» Exercise details
The listing below should be printed exactly, every line of it. Skip the pictures.

-- start --

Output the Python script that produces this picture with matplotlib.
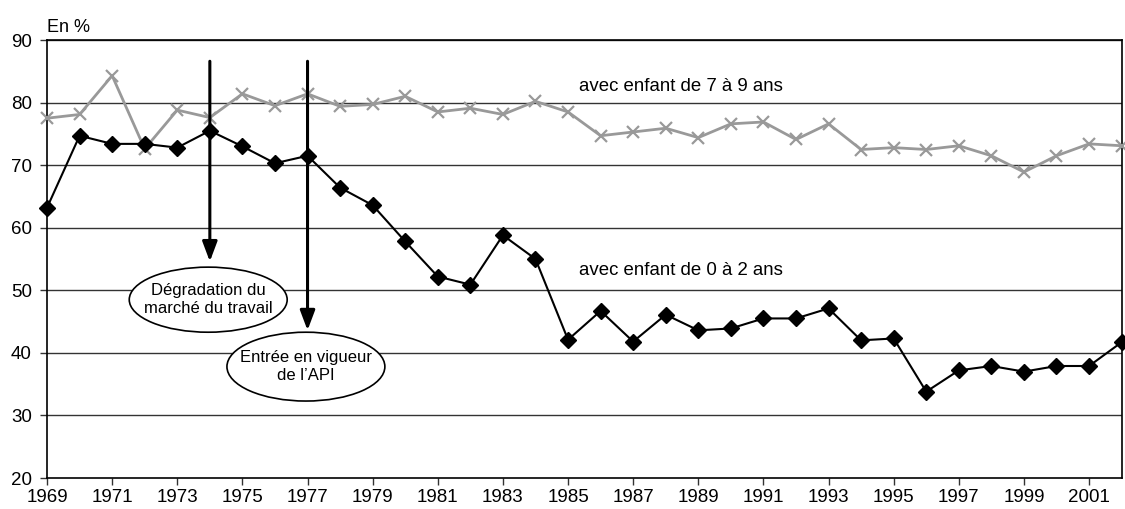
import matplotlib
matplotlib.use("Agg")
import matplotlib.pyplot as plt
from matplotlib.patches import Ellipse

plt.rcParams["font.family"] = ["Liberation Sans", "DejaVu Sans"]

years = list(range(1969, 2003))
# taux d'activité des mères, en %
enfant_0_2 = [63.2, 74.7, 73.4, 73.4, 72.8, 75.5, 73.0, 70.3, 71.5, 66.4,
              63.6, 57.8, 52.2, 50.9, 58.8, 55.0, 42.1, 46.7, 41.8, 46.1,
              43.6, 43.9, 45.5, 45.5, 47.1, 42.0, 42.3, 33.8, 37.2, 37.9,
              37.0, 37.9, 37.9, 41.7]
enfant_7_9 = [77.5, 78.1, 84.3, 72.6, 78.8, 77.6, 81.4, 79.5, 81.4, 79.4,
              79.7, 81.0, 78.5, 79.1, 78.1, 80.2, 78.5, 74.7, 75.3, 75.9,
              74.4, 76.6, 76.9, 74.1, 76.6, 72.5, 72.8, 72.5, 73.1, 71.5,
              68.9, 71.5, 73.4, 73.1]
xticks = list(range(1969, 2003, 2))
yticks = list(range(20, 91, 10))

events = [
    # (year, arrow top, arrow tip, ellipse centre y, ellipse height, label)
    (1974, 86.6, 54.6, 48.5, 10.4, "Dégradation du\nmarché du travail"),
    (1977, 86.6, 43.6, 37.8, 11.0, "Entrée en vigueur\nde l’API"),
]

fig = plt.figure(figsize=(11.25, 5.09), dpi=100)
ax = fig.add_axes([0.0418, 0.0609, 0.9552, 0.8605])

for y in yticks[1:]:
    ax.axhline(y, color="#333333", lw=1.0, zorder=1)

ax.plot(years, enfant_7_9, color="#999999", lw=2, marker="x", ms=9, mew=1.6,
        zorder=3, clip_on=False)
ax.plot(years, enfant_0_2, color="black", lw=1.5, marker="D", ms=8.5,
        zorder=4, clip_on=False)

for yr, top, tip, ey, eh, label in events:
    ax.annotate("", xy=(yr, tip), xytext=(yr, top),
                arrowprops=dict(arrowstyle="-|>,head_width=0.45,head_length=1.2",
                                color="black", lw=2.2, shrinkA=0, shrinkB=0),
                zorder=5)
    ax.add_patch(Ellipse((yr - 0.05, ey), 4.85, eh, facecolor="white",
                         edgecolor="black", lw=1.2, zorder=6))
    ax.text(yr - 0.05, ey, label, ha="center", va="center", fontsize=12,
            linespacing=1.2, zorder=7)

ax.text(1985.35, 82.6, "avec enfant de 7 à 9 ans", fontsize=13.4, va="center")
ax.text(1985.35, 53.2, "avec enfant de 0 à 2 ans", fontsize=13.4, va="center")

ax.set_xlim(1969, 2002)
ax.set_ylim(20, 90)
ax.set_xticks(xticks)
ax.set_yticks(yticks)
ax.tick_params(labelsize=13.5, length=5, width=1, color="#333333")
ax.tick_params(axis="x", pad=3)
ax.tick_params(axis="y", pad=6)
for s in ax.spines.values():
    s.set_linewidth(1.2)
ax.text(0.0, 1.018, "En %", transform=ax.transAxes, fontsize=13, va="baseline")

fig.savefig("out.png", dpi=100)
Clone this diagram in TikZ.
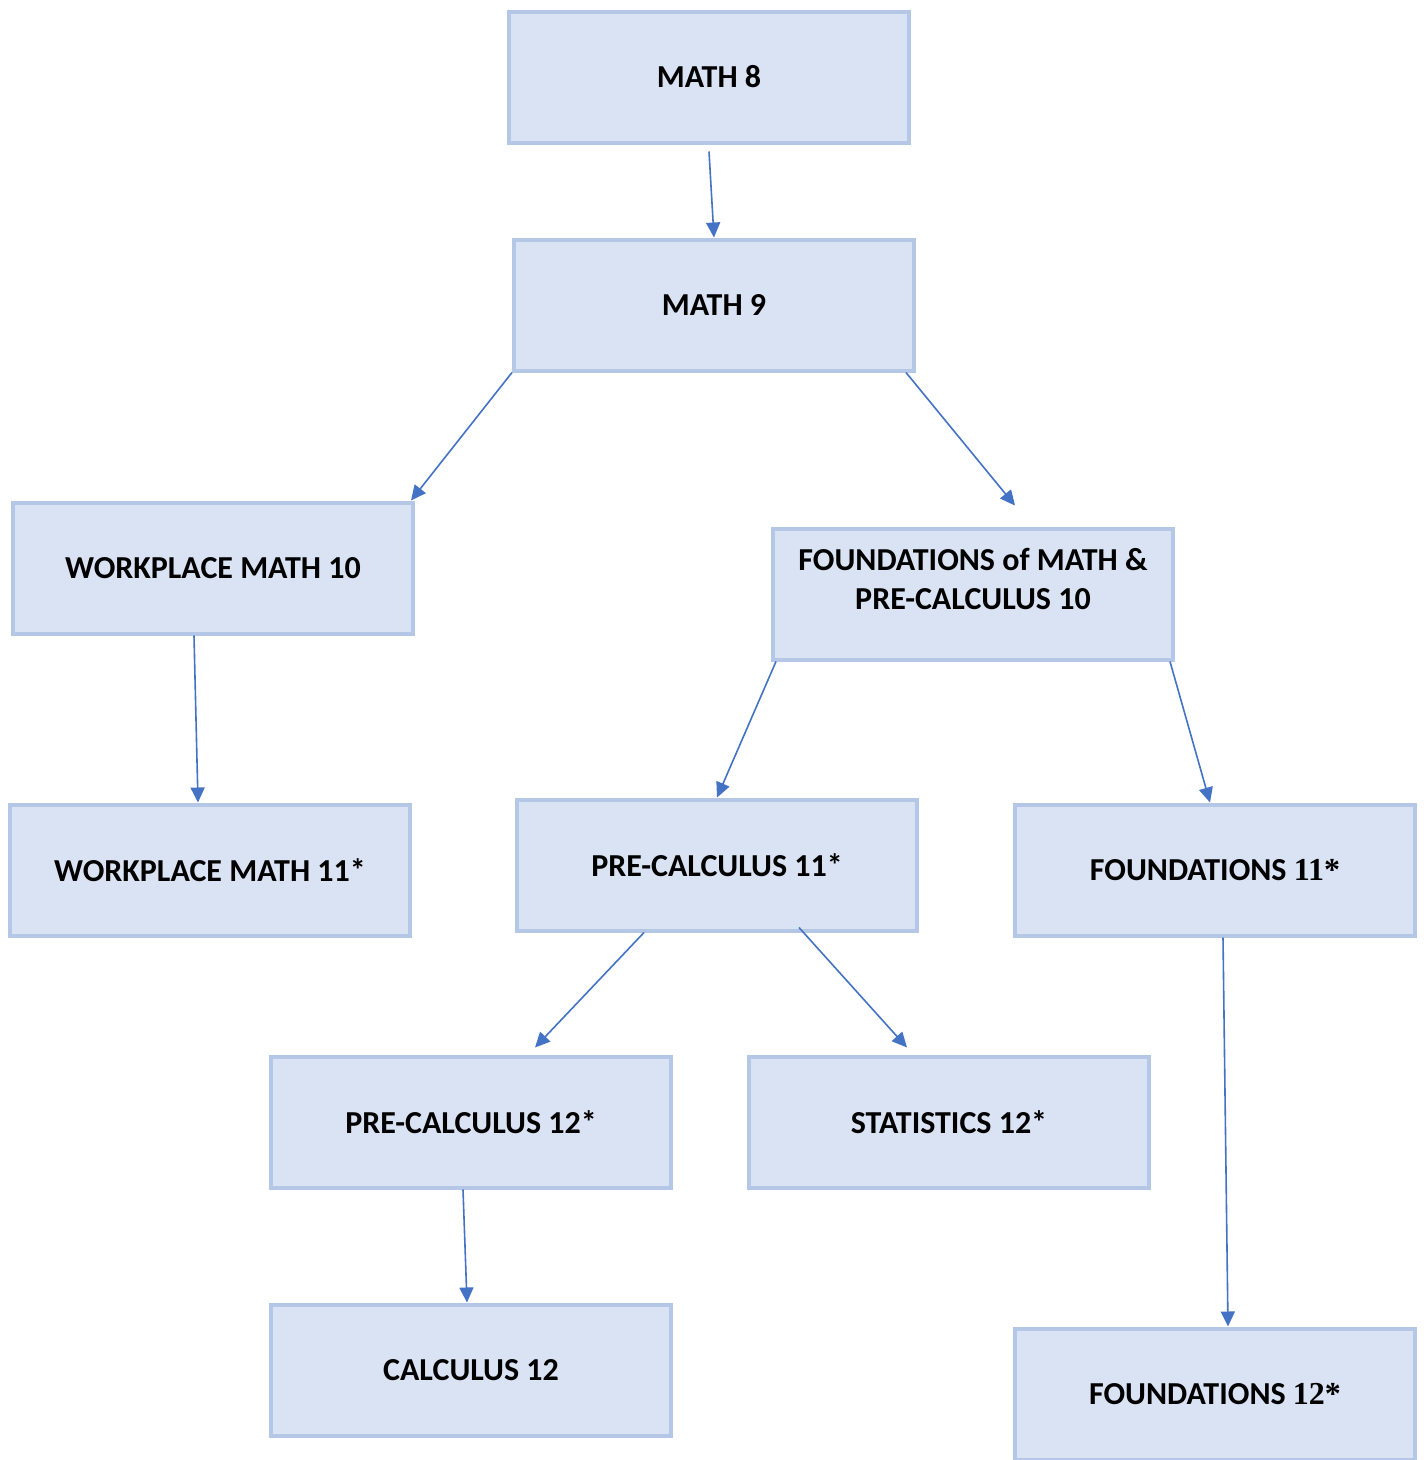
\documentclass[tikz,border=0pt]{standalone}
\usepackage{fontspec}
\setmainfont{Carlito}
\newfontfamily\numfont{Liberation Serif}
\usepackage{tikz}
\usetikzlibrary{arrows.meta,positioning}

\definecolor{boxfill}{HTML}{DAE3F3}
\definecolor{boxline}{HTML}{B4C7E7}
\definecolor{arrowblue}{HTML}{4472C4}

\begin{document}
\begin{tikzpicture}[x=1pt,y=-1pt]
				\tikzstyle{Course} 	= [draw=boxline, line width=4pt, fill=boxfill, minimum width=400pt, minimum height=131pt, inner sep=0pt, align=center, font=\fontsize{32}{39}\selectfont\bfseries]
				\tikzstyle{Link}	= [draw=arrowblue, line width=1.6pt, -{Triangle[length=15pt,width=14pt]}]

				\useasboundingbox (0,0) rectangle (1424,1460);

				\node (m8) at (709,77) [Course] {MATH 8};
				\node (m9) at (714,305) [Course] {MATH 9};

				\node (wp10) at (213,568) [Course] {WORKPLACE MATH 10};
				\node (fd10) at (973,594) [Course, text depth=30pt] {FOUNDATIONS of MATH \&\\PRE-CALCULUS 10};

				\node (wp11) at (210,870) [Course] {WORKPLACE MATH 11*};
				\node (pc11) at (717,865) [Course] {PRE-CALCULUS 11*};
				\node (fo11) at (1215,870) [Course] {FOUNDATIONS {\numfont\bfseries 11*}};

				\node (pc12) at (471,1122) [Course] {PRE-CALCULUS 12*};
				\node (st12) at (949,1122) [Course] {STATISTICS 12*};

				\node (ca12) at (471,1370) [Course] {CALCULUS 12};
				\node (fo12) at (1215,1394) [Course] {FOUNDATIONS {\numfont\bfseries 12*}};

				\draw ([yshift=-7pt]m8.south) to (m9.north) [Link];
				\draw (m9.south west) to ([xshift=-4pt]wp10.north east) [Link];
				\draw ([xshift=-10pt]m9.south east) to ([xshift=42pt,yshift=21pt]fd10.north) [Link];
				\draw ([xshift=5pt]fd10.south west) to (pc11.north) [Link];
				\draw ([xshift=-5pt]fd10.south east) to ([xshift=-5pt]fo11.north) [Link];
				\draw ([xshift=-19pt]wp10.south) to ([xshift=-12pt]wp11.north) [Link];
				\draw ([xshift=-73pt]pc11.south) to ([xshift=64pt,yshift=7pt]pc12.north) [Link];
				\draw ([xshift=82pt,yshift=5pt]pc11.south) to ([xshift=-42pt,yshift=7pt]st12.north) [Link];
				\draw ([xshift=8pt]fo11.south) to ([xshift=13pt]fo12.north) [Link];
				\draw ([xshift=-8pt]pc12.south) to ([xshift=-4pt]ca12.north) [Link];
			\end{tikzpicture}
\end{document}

-- end --

» Solution to the exercise
Output the Python script that produces this picture with matplotlib.
import matplotlib
matplotlib.use("Agg")
import matplotlib.pyplot as plt
from matplotlib.patches import Ellipse

plt.rcParams["font.family"] = ["Liberation Sans", "DejaVu Sans"]

years = list(range(1969, 2003))
# taux d'activité des mères, en %
enfant_0_2 = [63.2, 74.7, 73.4, 73.4, 72.8, 75.5, 73.0, 70.3, 71.5, 66.4,
              63.6, 57.8, 52.2, 50.9, 58.8, 55.0, 42.1, 46.7, 41.8, 46.1,
              43.6, 43.9, 45.5, 45.5, 47.1, 42.0, 42.3, 33.8, 37.2, 37.9,
              37.0, 37.9, 37.9, 41.7]
enfant_7_9 = [77.5, 78.1, 84.3, 72.6, 78.8, 77.6, 81.4, 79.5, 81.4, 79.4,
              79.7, 81.0, 78.5, 79.1, 78.1, 80.2, 78.5, 74.7, 75.3, 75.9,
              74.4, 76.6, 76.9, 74.1, 76.6, 72.5, 72.8, 72.5, 73.1, 71.5,
              68.9, 71.5, 73.4, 73.1]
xticks = list(range(1969, 2003, 2))
yticks = list(range(20, 91, 10))

events = [
    # (year, arrow top, arrow tip, ellipse centre y, ellipse height, label)
    (1974, 86.6, 54.6, 48.5, 10.4, "Dégradation du\nmarché du travail"),
    (1977, 86.6, 43.6, 37.8, 11.0, "Entrée en vigueur\nde l’API"),
]

fig = plt.figure(figsize=(11.25, 5.09), dpi=100)
ax = fig.add_axes([0.0418, 0.0609, 0.9552, 0.8605])

for y in yticks[1:]:
    ax.axhline(y, color="#333333", lw=1.0, zorder=1)

ax.plot(years, enfant_7_9, color="#999999", lw=2, marker="x", ms=9, mew=1.6,
        zorder=3, clip_on=False)
ax.plot(years, enfant_0_2, color="black", lw=1.5, marker="D", ms=8.5,
        zorder=4, clip_on=False)

for yr, top, tip, ey, eh, label in events:
    ax.annotate("", xy=(yr, tip), xytext=(yr, top),
                arrowprops=dict(arrowstyle="-|>,head_width=0.45,head_length=1.2",
                                color="black", lw=2.2, shrinkA=0, shrinkB=0),
                zorder=5)
    ax.add_patch(Ellipse((yr - 0.05, ey), 4.85, eh, facecolor="white",
                         edgecolor="black", lw=1.2, zorder=6))
    ax.text(yr - 0.05, ey, label, ha="center", va="center", fontsize=12,
            linespacing=1.2, zorder=7)

ax.text(1985.35, 82.6, "avec enfant de 7 à 9 ans", fontsize=13.4, va="center")
ax.text(1985.35, 53.2, "avec enfant de 0 à 2 ans", fontsize=13.4, va="center")

ax.set_xlim(1969, 2002)
ax.set_ylim(20, 90)
ax.set_xticks(xticks)
ax.set_yticks(yticks)
ax.tick_params(labelsize=13.5, length=5, width=1, color="#333333")
ax.tick_params(axis="x", pad=3)
ax.tick_params(axis="y", pad=6)
for s in ax.spines.values():
    s.set_linewidth(1.2)
ax.text(0.0, 1.018, "En %", transform=ax.transAxes, fontsize=13, va="baseline")

fig.savefig("out.png", dpi=100)
Clone this diagram in TikZ.
\documentclass[tikz,border=0pt]{standalone}
\usepackage{fontspec}
\setmainfont{Carlito}
\newfontfamily\numfont{Liberation Serif}
\usepackage{tikz}
\usetikzlibrary{arrows.meta,positioning}

\definecolor{boxfill}{HTML}{DAE3F3}
\definecolor{boxline}{HTML}{B4C7E7}
\definecolor{arrowblue}{HTML}{4472C4}

\begin{document}
\begin{tikzpicture}[x=1pt,y=-1pt]
				\tikzstyle{Course} 	= [draw=boxline, line width=4pt, fill=boxfill, minimum width=400pt, minimum height=131pt, inner sep=0pt, align=center, font=\fontsize{32}{39}\selectfont\bfseries]
				\tikzstyle{Link}	= [draw=arrowblue, line width=1.6pt, -{Triangle[length=15pt,width=14pt]}]

				\useasboundingbox (0,0) rectangle (1424,1460);

				\node (m8) at (709,77) [Course] {MATH 8};
				\node (m9) at (714,305) [Course] {MATH 9};

				\node (wp10) at (213,568) [Course] {WORKPLACE MATH 10};
				\node (fd10) at (973,594) [Course, text depth=30pt] {FOUNDATIONS of MATH \&\\PRE-CALCULUS 10};

				\node (wp11) at (210,870) [Course] {WORKPLACE MATH 11*};
				\node (pc11) at (717,865) [Course] {PRE-CALCULUS 11*};
				\node (fo11) at (1215,870) [Course] {FOUNDATIONS {\numfont\bfseries 11*}};

				\node (pc12) at (471,1122) [Course] {PRE-CALCULUS 12*};
				\node (st12) at (949,1122) [Course] {STATISTICS 12*};

				\node (ca12) at (471,1370) [Course] {CALCULUS 12};
				\node (fo12) at (1215,1394) [Course] {FOUNDATIONS {\numfont\bfseries 12*}};

				\draw ([yshift=-7pt]m8.south) to (m9.north) [Link];
				\draw (m9.south west) to ([xshift=-4pt]wp10.north east) [Link];
				\draw ([xshift=-10pt]m9.south east) to ([xshift=42pt,yshift=21pt]fd10.north) [Link];
				\draw ([xshift=5pt]fd10.south west) to (pc11.north) [Link];
				\draw ([xshift=-5pt]fd10.south east) to ([xshift=-5pt]fo11.north) [Link];
				\draw ([xshift=-19pt]wp10.south) to ([xshift=-12pt]wp11.north) [Link];
				\draw ([xshift=-73pt]pc11.south) to ([xshift=64pt,yshift=7pt]pc12.north) [Link];
				\draw ([xshift=82pt,yshift=5pt]pc11.south) to ([xshift=-42pt,yshift=7pt]st12.north) [Link];
				\draw ([xshift=8pt]fo11.south) to ([xshift=13pt]fo12.north) [Link];
				\draw ([xshift=-8pt]pc12.south) to ([xshift=-4pt]ca12.north) [Link];
			\end{tikzpicture}
\end{document}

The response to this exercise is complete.